* [AIM OF THE TASK]:
Nothing but the lines from the line with "Generate a Python" to the line with "import plotly.graph_objects as go", both included, is to be repeated, and those exactly. Leave out the pictures.

Rows from a dataset
• • • • • • •

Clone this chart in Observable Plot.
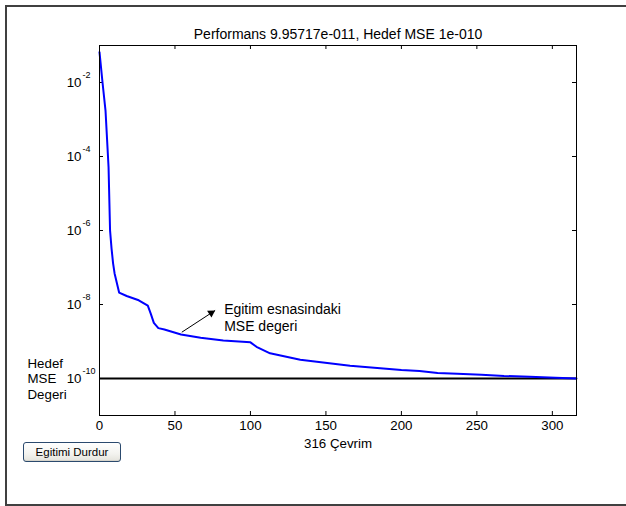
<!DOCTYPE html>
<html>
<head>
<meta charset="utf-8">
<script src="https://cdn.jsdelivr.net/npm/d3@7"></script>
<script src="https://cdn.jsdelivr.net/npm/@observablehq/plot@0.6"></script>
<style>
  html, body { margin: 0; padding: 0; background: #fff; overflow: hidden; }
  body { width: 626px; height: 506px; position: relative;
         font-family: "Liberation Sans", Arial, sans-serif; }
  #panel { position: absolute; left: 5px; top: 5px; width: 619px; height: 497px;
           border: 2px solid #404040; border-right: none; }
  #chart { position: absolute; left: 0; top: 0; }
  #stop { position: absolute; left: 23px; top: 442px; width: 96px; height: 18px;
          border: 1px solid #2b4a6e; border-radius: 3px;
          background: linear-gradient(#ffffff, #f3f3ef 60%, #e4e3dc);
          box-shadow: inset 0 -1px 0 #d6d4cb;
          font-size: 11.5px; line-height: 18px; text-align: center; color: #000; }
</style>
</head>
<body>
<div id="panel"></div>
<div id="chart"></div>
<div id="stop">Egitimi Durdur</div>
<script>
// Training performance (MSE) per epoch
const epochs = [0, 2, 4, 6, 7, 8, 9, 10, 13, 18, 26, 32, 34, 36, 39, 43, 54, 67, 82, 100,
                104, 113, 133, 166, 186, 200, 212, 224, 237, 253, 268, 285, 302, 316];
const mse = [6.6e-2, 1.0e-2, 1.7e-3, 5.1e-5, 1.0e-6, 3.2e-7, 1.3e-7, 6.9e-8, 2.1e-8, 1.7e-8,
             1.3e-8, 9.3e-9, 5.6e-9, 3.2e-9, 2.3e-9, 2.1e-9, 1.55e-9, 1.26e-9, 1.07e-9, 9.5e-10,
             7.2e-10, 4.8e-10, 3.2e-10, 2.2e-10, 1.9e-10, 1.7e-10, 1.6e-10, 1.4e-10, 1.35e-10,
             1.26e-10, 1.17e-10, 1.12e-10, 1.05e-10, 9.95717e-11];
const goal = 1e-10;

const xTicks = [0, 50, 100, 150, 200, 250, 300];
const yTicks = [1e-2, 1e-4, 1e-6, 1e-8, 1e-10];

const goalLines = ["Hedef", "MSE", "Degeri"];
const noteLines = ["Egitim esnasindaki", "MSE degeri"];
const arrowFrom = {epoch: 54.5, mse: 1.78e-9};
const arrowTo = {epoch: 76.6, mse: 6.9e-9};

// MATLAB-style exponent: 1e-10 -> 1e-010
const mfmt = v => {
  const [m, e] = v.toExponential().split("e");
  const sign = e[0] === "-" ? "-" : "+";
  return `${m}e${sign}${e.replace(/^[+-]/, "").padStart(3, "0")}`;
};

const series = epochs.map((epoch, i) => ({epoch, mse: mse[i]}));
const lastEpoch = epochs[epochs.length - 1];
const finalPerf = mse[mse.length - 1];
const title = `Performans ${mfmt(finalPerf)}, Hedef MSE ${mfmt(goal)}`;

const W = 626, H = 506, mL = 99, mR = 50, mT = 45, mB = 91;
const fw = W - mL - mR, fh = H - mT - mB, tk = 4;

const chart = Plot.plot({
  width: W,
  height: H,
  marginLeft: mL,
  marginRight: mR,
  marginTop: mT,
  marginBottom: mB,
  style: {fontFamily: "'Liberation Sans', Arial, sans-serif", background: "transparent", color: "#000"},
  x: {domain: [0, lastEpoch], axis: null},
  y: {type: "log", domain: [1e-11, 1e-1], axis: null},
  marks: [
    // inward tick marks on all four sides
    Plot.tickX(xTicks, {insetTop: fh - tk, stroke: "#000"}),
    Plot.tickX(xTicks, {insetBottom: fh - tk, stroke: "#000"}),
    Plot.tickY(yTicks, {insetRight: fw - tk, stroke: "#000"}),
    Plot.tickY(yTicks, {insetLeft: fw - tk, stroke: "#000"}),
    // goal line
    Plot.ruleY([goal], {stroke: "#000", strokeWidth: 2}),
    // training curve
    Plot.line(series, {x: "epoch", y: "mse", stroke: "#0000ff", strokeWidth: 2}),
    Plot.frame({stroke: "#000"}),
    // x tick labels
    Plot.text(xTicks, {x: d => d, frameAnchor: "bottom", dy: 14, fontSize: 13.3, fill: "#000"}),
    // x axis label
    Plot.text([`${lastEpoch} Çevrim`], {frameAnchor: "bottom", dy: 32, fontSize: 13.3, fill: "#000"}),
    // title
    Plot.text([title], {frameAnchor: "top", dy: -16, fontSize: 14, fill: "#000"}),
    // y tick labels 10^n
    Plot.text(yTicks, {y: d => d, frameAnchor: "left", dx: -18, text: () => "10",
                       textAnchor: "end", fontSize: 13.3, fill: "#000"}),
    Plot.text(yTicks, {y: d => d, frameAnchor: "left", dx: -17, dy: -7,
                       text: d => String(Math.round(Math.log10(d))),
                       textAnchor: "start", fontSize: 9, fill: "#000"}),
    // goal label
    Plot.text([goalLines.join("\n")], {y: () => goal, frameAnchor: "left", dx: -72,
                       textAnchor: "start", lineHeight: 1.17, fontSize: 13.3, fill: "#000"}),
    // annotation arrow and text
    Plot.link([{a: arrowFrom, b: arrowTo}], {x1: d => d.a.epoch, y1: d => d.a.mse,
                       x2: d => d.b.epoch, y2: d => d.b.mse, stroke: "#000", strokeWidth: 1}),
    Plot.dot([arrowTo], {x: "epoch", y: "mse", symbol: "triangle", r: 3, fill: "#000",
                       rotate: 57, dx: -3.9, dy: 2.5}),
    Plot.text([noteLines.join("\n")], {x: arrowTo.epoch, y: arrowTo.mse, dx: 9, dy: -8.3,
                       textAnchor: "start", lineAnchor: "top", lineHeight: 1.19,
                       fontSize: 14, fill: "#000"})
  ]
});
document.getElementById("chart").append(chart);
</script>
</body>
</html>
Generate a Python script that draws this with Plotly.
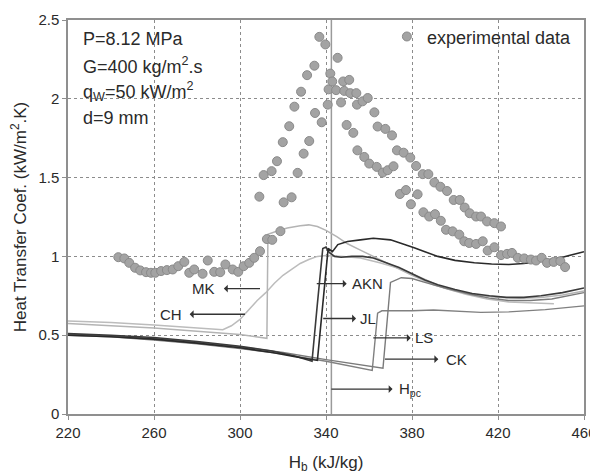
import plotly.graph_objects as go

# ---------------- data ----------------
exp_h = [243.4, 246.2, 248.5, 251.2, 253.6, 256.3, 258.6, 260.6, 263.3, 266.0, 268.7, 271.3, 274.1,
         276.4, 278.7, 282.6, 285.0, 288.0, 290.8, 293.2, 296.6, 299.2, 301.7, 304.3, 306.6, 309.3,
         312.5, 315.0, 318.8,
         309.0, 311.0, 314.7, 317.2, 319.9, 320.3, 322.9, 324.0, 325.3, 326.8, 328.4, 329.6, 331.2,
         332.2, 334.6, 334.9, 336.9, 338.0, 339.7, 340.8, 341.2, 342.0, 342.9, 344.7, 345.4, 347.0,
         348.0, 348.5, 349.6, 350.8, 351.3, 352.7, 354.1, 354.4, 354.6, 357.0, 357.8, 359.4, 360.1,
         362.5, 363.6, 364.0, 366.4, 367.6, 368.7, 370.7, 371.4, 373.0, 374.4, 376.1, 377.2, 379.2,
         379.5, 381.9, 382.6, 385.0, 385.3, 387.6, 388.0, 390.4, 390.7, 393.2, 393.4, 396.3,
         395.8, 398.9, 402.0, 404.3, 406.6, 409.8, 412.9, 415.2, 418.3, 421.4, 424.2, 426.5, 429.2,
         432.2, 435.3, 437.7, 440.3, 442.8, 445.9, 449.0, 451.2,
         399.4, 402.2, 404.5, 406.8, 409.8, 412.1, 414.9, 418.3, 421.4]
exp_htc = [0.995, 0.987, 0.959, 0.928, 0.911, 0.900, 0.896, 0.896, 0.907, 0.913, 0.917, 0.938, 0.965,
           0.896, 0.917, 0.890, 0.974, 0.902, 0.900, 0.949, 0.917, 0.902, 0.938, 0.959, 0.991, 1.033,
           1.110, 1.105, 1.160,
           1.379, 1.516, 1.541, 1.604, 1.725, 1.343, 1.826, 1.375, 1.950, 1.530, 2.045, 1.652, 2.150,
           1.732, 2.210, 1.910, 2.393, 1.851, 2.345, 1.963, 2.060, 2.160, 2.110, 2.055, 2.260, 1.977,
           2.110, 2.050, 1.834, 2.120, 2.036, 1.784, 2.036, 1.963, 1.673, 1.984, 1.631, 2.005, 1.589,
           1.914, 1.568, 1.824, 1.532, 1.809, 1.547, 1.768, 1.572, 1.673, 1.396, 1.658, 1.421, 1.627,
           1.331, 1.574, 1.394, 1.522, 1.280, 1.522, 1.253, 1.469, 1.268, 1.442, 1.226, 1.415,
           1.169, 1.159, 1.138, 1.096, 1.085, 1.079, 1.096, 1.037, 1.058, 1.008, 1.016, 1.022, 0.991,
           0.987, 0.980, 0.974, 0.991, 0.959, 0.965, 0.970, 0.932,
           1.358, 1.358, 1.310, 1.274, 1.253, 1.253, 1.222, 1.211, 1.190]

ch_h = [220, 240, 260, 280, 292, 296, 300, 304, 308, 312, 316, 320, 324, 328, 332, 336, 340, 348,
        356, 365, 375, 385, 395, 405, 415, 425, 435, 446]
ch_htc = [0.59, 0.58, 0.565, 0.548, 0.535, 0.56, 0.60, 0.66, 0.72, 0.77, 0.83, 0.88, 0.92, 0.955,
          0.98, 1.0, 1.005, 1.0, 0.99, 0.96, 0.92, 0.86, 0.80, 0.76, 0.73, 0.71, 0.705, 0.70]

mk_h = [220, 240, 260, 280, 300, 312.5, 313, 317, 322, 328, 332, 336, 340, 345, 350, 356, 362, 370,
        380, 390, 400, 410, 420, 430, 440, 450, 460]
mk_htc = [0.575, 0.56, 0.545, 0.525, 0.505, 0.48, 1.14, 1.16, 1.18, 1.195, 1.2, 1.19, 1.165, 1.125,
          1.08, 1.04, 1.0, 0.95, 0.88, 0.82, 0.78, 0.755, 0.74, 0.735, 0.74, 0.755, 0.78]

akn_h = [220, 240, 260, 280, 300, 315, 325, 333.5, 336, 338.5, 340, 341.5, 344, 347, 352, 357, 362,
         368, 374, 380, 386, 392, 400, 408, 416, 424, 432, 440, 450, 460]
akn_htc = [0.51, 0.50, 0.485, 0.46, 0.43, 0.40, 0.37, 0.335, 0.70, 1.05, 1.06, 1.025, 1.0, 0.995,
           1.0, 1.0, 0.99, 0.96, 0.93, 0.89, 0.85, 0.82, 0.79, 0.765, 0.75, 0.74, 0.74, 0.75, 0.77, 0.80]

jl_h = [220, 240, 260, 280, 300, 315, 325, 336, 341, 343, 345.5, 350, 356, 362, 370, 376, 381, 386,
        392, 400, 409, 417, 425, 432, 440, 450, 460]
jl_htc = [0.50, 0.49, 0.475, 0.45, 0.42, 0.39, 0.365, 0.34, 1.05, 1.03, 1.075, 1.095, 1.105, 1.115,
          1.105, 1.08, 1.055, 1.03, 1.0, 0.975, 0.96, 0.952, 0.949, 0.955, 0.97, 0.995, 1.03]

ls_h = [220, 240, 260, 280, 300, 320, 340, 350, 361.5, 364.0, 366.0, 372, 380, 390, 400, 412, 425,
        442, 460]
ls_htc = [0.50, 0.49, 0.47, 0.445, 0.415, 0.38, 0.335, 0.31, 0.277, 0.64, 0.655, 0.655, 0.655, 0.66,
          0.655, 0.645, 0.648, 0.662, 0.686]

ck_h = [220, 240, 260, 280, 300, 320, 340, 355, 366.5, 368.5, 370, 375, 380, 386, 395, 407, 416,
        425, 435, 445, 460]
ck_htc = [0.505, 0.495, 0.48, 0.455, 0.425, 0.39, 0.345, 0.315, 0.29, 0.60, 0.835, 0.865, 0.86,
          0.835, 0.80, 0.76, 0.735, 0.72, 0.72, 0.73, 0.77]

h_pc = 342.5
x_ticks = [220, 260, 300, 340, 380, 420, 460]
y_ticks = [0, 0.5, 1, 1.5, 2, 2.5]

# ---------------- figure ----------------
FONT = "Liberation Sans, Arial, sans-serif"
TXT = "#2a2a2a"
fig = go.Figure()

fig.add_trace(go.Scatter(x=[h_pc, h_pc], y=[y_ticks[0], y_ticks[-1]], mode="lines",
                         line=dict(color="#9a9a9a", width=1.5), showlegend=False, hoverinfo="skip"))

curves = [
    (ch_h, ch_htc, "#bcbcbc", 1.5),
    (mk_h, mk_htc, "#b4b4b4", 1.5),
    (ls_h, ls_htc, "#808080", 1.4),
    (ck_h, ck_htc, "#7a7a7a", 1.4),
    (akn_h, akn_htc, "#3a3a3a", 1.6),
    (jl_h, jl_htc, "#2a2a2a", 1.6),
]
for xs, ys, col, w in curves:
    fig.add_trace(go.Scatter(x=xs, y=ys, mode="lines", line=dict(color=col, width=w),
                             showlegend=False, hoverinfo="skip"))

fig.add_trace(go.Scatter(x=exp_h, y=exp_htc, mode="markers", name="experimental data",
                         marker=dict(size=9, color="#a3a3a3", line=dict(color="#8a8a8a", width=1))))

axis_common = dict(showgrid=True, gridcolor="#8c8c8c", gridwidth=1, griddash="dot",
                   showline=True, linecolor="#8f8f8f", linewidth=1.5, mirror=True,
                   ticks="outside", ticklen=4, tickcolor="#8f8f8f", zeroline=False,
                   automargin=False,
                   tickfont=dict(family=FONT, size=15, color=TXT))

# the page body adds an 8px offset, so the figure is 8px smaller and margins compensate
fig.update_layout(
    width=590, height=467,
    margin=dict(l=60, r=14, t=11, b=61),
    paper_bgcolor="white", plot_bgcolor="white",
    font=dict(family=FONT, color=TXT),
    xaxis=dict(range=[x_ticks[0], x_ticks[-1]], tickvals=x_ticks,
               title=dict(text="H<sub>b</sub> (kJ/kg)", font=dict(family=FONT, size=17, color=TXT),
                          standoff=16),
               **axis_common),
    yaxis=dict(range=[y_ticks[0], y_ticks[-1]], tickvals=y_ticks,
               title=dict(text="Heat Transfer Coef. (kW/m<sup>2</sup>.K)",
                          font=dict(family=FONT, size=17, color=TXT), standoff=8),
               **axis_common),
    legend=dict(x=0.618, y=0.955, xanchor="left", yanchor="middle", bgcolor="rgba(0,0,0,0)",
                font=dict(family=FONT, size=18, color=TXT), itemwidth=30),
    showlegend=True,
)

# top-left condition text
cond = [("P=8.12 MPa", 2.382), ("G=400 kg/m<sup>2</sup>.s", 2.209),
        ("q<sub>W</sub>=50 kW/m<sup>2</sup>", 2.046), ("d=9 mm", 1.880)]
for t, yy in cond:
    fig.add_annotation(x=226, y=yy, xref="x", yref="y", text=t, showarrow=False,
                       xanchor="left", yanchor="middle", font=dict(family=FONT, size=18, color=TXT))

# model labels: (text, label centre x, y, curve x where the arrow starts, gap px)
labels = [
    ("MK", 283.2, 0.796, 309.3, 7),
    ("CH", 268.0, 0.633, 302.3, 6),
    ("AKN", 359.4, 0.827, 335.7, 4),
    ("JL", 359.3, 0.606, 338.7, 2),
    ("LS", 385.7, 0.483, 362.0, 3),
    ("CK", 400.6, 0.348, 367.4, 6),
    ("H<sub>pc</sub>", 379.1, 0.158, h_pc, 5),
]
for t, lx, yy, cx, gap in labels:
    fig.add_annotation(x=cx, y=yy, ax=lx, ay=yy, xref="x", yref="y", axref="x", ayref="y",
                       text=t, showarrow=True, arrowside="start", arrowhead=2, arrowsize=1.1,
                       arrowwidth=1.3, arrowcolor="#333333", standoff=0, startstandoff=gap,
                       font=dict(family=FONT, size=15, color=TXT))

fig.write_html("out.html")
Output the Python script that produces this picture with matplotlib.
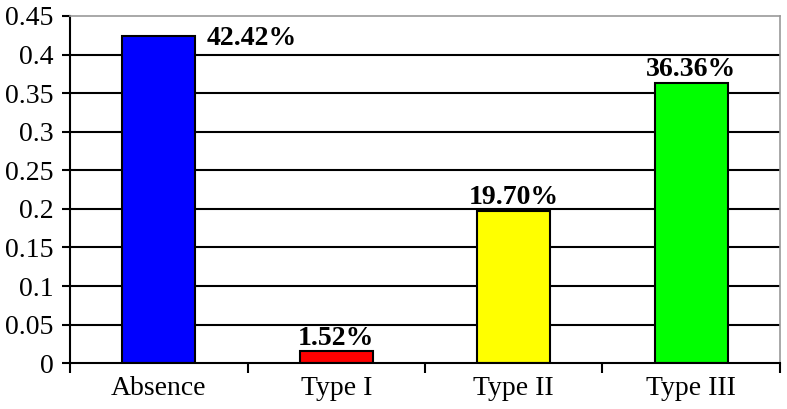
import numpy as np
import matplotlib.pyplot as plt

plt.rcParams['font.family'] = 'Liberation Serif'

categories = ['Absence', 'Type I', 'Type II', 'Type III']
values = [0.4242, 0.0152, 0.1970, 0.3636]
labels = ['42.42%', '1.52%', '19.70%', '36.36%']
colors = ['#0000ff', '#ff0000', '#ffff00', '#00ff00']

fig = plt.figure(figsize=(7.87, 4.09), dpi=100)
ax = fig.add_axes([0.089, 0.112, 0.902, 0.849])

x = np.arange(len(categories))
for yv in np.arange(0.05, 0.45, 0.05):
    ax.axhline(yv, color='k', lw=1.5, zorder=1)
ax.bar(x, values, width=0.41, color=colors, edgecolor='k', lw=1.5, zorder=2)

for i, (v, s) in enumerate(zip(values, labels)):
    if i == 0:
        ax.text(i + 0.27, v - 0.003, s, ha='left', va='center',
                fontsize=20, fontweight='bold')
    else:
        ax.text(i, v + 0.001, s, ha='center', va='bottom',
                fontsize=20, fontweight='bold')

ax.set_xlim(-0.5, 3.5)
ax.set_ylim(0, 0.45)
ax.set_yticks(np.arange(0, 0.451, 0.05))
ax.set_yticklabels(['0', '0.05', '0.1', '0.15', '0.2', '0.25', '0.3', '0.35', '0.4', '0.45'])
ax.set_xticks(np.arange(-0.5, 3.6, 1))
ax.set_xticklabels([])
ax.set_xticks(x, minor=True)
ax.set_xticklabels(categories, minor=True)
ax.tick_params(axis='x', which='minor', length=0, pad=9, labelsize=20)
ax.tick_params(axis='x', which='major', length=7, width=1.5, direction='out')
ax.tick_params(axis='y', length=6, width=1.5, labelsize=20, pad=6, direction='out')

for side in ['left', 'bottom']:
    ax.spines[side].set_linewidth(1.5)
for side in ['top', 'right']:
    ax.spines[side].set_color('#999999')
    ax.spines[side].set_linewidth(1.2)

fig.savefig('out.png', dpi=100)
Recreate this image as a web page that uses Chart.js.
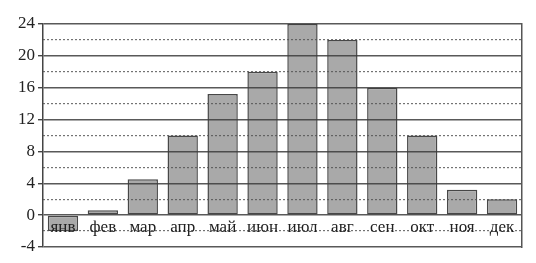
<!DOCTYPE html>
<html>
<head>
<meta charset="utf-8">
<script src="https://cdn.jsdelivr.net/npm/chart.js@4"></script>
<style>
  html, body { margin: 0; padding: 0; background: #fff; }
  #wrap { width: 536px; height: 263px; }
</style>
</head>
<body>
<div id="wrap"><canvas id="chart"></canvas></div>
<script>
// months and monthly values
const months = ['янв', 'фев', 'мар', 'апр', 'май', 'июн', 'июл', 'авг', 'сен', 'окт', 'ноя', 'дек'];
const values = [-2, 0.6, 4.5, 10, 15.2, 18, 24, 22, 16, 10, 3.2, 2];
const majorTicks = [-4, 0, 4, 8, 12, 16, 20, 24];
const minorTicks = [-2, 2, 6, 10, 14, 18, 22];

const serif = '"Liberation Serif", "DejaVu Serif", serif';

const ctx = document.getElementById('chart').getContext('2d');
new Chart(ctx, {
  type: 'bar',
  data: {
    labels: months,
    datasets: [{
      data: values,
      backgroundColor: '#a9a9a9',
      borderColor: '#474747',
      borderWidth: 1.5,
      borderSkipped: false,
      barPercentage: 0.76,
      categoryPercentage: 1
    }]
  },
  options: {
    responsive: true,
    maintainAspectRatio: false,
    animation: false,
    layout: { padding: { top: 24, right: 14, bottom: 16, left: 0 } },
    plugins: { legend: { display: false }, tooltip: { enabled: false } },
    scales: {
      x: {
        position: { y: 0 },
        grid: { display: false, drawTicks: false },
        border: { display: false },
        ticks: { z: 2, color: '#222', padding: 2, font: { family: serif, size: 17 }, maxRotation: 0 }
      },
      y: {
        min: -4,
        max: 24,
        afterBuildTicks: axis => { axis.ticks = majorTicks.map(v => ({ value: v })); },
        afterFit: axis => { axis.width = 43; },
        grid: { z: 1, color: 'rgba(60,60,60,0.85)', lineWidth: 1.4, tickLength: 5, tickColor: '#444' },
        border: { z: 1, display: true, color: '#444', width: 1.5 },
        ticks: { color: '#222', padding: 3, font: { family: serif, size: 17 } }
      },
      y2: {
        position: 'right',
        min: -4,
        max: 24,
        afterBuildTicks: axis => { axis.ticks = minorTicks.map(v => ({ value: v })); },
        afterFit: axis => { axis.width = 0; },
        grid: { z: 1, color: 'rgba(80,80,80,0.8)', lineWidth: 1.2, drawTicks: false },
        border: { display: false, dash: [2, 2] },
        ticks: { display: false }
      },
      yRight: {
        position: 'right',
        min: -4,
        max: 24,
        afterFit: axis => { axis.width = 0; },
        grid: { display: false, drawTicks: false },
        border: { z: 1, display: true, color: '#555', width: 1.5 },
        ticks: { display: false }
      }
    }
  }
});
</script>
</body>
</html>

• • • • • • •

* [TASK SOLUTION]:
Generate a Python script that draws this with Plotly.
import plotly.graph_objects as go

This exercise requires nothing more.